Pictures within the data are to be left out; everything else must be reproduced exactly.

═════ Dataset section ═════

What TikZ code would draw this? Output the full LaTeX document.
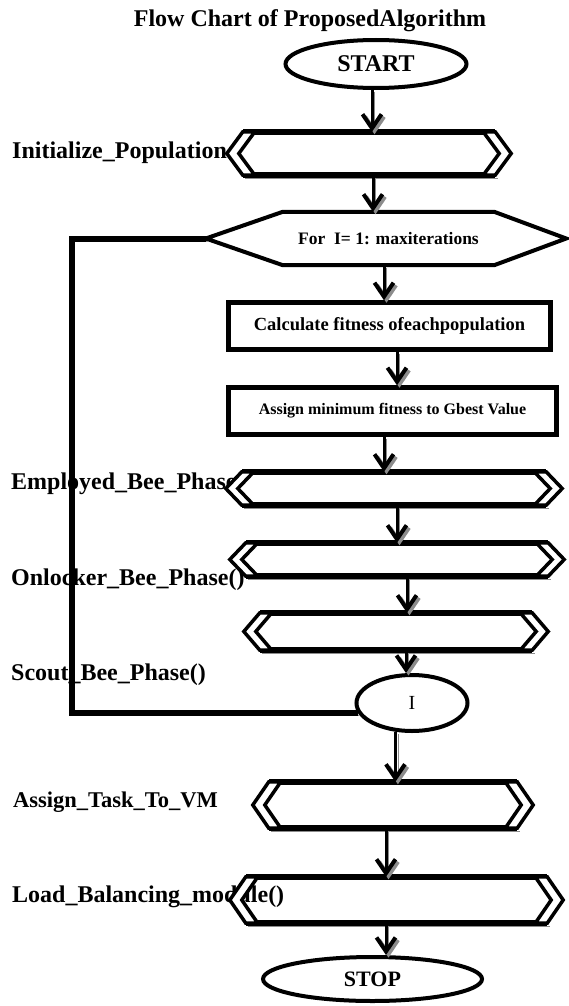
\documentclass[tikz,border=0pt]{standalone}
\usepackage{fontspec}
\setmainfont{Liberation Serif}
\usetikzlibrary{arrows.meta,shapes.geometric,calc}

% thick top and bottom rules of a phase box
\newcommand{\phaselines}[1]{%
  \draw[bar] (#1.north west) -- (#1.north east);
  \draw[bar] (#1.south west) -- (#1.south east);}
% the double chevrons at both ends
\newcommand{\phaseends}[1]{%
  \draw[band] (#1.north west) -- ($(#1.west)+(-16,0)$) -- (#1.south west)
    -- ($(#1.south west)+(12,0)$) -- ($(#1.west)+(-4,0)$) -- ($(#1.north west)+(12,0)$) -- cycle;
  \draw[band] (#1.north east) -- ($(#1.east)+(16,0)$) -- (#1.south east)
    -- ($(#1.south east)+(-12,0)$) -- ($(#1.east)+(4,0)$) -- ($(#1.north east)+(-12,0)$) -- cycle;}

\begin{document}
\begin{tikzpicture}[x=1pt, y=-1pt, line join=miter,
    big/.style = {font=\fontsize{24}{28}\selectfont\bfseries},
    side/.style = {big, anchor=base west, inner sep=0pt},
    term/.style = {draw, ellipse, line width=4pt, inner sep=0pt},
    proc/.style = {draw, rectangle, line width=4.5pt, inner sep=0pt},
    phase/.style = {rectangle, inner sep=0pt},
    shadowed/.style = {preaction={draw=black!45, transform canvas={shift={(2.5pt,-2.5pt)}}}},
    bar/.style = {line width=5.5pt, shadowed},
    band/.style = {draw, fill=white, line width=3.5pt},
    flow/.style = {line width=3pt, shadowed, -{Straight Barb[length=14pt, width=19pt, line width=4pt]}},
    back/.style = {line width=6pt, shadowed}]
  \useasboundingbox (0,0) rectangle (568,1006);

  \node[big, anchor=base] (title) at (310,27) {Flow Chart of ProposedAlgorithm};
  \node[term, big, minimum width=181pt, minimum height=48pt] (start) at (376,64) {START};
  \node[phase, minimum width=252pt, minimum height=43pt] (init) at (369,153.5) {};
  \node[phase, minimum width=211pt, minimum height=53pt, font=\fontsize{17.5}{20}\selectfont\bfseries] (loop) at (388.5,238.5) {For~~I= 1: maxiterations};
  \coordinate (looptip) at ($(loop.west)+(-77,0)$);
  \node[proc, minimum width=322pt, minimum height=47pt, font=\fontsize{18.5}{22}\selectfont\bfseries] (fitness) at (389.5,326) {Calculate fitness ofeachpopulation};
  \node[proc, minimum width=328pt, minimum height=47pt, font=\fontsize{16}{19}\selectfont\bfseries] (gbest) at (392.5,411) {Assign minimum fitness to Gbest Value};
  \node[phase, minimum width=304pt, minimum height=33pt] (emp) at (394,488.5) {};
  \node[phase, minimum width=302pt, minimum height=33pt] (onl) at (397,559.5) {};
  \node[phase, minimum width=272pt, minimum height=37pt] (scout) at (396,631.5) {};
  \node[term, font=\fontsize{20}{24}\selectfont, minimum width=111pt, minimum height=56pt] (iter) at (412,703) {I};
  \node[phase, minimum width=248pt, minimum height=46pt] (task) at (393,805) {};
  \node[phase, minimum width=301pt, minimum height=46pt] (load) at (396.5,900) {};
  \node[term, font=\fontsize{22}{26}\selectfont\bfseries, minimum width=219pt, minimum height=44pt] (stop) at (372.5,979) {STOP};
  \coordinate (rail) at (72,500);

  % hexagon of the loop
  \draw[line width=4pt] (loop.north west) -- (loop.north east) -- ($(loop.east)+(72,0)$)
    -- (loop.south east) -- (loop.south west) -- (looptip) -- cycle;

  \foreach \p in {init,emp,onl,scout,task,load} {\phaselines{\p}}

  \node[side] (l1) at (12,158) {Initialize\_Population};
  \node[side] (l2) at (11,489) {Employed\_Bee\_Phase};
  \node[side] (l3) at (11,585) {Onlocker\_Bee\_Phase()};
  \node[side] (l4) at (11,680) {Scout\_Bee\_Phase()};
  \node[side, font=\fontsize{22.5}{26}\selectfont\bfseries] (l5) at (13,807) {Assign\_Task\_To\_VM};
  \node[side] (l6) at (12,902) {Load\_Balancing\_module()};

  \draw[back] (iter.190) -| (rail) |- (looptip);

  \draw[flow] ($(start.south)+(-4,0)$) -- ($(start.south |- init.north)+(-4,0)$);
  \draw[flow] ($(init.south)+(4,0)$) -- ($(init.south |- loop.north)+(4,0)$);
  \draw[flow] ($(loop.south)+(-4.5,0)$) -- ($(loop.south |- fitness.north)+(-4.5,0)$);
  \draw[flow] ($(fitness.south)+(7.5,0)$) -- ($(fitness.south |- gbest.north)+(7.5,0)$);
  \draw[flow] ($(gbest.south)+(-8.5,0)$) -- ($(gbest.south |- emp.north)+(-8.5,0)$);
  \draw[flow] ($(emp.south)+(3,0)$) -- ($(emp.south |- onl.north)+(3,0)$);
  \draw[flow] ($(onl.south)+(10,0)$) -- ($(onl.south |- scout.north)+(10,0)$);
  \draw[flow] ($(scout.south)+(10,0)$) -- ($(scout.south |- iter.north)+(10,0)$);
  \draw[flow] (iter.240) -- (iter.240 |- task.north);
  \draw[flow] ($(task.south)+(-7,0)$) -- ($(task.south |- load.north)+(-7,0)$);
  \draw[flow] ($(load.south)+(-10.5,0)$) -- ($(load.south |- stop.north)+(-10.5,0)$);

  \foreach \p in {init,emp,onl,scout,task,load} {\phaseends{\p}}
\end{tikzpicture}
\end{document}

═════

[Completed exercise]
What TikZ code would draw this? Output the full LaTeX document.
\documentclass[tikz,border=0pt]{standalone}
\usepackage{fontspec}
\setmainfont{Liberation Serif}
\usetikzlibrary{arrows.meta,shapes.geometric,calc}

% thick top and bottom rules of a phase box
\newcommand{\phaselines}[1]{%
  \draw[bar] (#1.north west) -- (#1.north east);
  \draw[bar] (#1.south west) -- (#1.south east);}
% the double chevrons at both ends
\newcommand{\phaseends}[1]{%
  \draw[band] (#1.north west) -- ($(#1.west)+(-16,0)$) -- (#1.south west)
    -- ($(#1.south west)+(12,0)$) -- ($(#1.west)+(-4,0)$) -- ($(#1.north west)+(12,0)$) -- cycle;
  \draw[band] (#1.north east) -- ($(#1.east)+(16,0)$) -- (#1.south east)
    -- ($(#1.south east)+(-12,0)$) -- ($(#1.east)+(4,0)$) -- ($(#1.north east)+(-12,0)$) -- cycle;}

\begin{document}
\begin{tikzpicture}[x=1pt, y=-1pt, line join=miter,
    big/.style = {font=\fontsize{24}{28}\selectfont\bfseries},
    side/.style = {big, anchor=base west, inner sep=0pt},
    term/.style = {draw, ellipse, line width=4pt, inner sep=0pt},
    proc/.style = {draw, rectangle, line width=4.5pt, inner sep=0pt},
    phase/.style = {rectangle, inner sep=0pt},
    shadowed/.style = {preaction={draw=black!45, transform canvas={shift={(2.5pt,-2.5pt)}}}},
    bar/.style = {line width=5.5pt, shadowed},
    band/.style = {draw, fill=white, line width=3.5pt},
    flow/.style = {line width=3pt, shadowed, -{Straight Barb[length=14pt, width=19pt, line width=4pt]}},
    back/.style = {line width=6pt, shadowed}]
  \useasboundingbox (0,0) rectangle (568,1006);

  \node[big, anchor=base] (title) at (310,27) {Flow Chart of ProposedAlgorithm};
  \node[term, big, minimum width=181pt, minimum height=48pt] (start) at (376,64) {START};
  \node[phase, minimum width=252pt, minimum height=43pt] (init) at (369,153.5) {};
  \node[phase, minimum width=211pt, minimum height=53pt, font=\fontsize{17.5}{20}\selectfont\bfseries] (loop) at (388.5,238.5) {For~~I= 1: maxiterations};
  \coordinate (looptip) at ($(loop.west)+(-77,0)$);
  \node[proc, minimum width=322pt, minimum height=47pt, font=\fontsize{18.5}{22}\selectfont\bfseries] (fitness) at (389.5,326) {Calculate fitness ofeachpopulation};
  \node[proc, minimum width=328pt, minimum height=47pt, font=\fontsize{16}{19}\selectfont\bfseries] (gbest) at (392.5,411) {Assign minimum fitness to Gbest Value};
  \node[phase, minimum width=304pt, minimum height=33pt] (emp) at (394,488.5) {};
  \node[phase, minimum width=302pt, minimum height=33pt] (onl) at (397,559.5) {};
  \node[phase, minimum width=272pt, minimum height=37pt] (scout) at (396,631.5) {};
  \node[term, font=\fontsize{20}{24}\selectfont, minimum width=111pt, minimum height=56pt] (iter) at (412,703) {I};
  \node[phase, minimum width=248pt, minimum height=46pt] (task) at (393,805) {};
  \node[phase, minimum width=301pt, minimum height=46pt] (load) at (396.5,900) {};
  \node[term, font=\fontsize{22}{26}\selectfont\bfseries, minimum width=219pt, minimum height=44pt] (stop) at (372.5,979) {STOP};
  \coordinate (rail) at (72,500);

  % hexagon of the loop
  \draw[line width=4pt] (loop.north west) -- (loop.north east) -- ($(loop.east)+(72,0)$)
    -- (loop.south east) -- (loop.south west) -- (looptip) -- cycle;

  \foreach \p in {init,emp,onl,scout,task,load} {\phaselines{\p}}

  \node[side] (l1) at (12,158) {Initialize\_Population};
  \node[side] (l2) at (11,489) {Employed\_Bee\_Phase};
  \node[side] (l3) at (11,585) {Onlocker\_Bee\_Phase()};
  \node[side] (l4) at (11,680) {Scout\_Bee\_Phase()};
  \node[side, font=\fontsize{22.5}{26}\selectfont\bfseries] (l5) at (13,807) {Assign\_Task\_To\_VM};
  \node[side] (l6) at (12,902) {Load\_Balancing\_module()};

  \draw[back] (iter.190) -| (rail) |- (looptip);

  \draw[flow] ($(start.south)+(-4,0)$) -- ($(start.south |- init.north)+(-4,0)$);
  \draw[flow] ($(init.south)+(4,0)$) -- ($(init.south |- loop.north)+(4,0)$);
  \draw[flow] ($(loop.south)+(-4.5,0)$) -- ($(loop.south |- fitness.north)+(-4.5,0)$);
  \draw[flow] ($(fitness.south)+(7.5,0)$) -- ($(fitness.south |- gbest.north)+(7.5,0)$);
  \draw[flow] ($(gbest.south)+(-8.5,0)$) -- ($(gbest.south |- emp.north)+(-8.5,0)$);
  \draw[flow] ($(emp.south)+(3,0)$) -- ($(emp.south |- onl.north)+(3,0)$);
  \draw[flow] ($(onl.south)+(10,0)$) -- ($(onl.south |- scout.north)+(10,0)$);
  \draw[flow] ($(scout.south)+(10,0)$) -- ($(scout.south |- iter.north)+(10,0)$);
  \draw[flow] (iter.240) -- (iter.240 |- task.north);
  \draw[flow] ($(task.south)+(-7,0)$) -- ($(task.south |- load.north)+(-7,0)$);
  \draw[flow] ($(load.south)+(-10.5,0)$) -- ($(load.south |- stop.north)+(-10.5,0)$);

  \foreach \p in {init,emp,onl,scout,task,load} {\phaseends{\p}}
\end{tikzpicture}
\end{document}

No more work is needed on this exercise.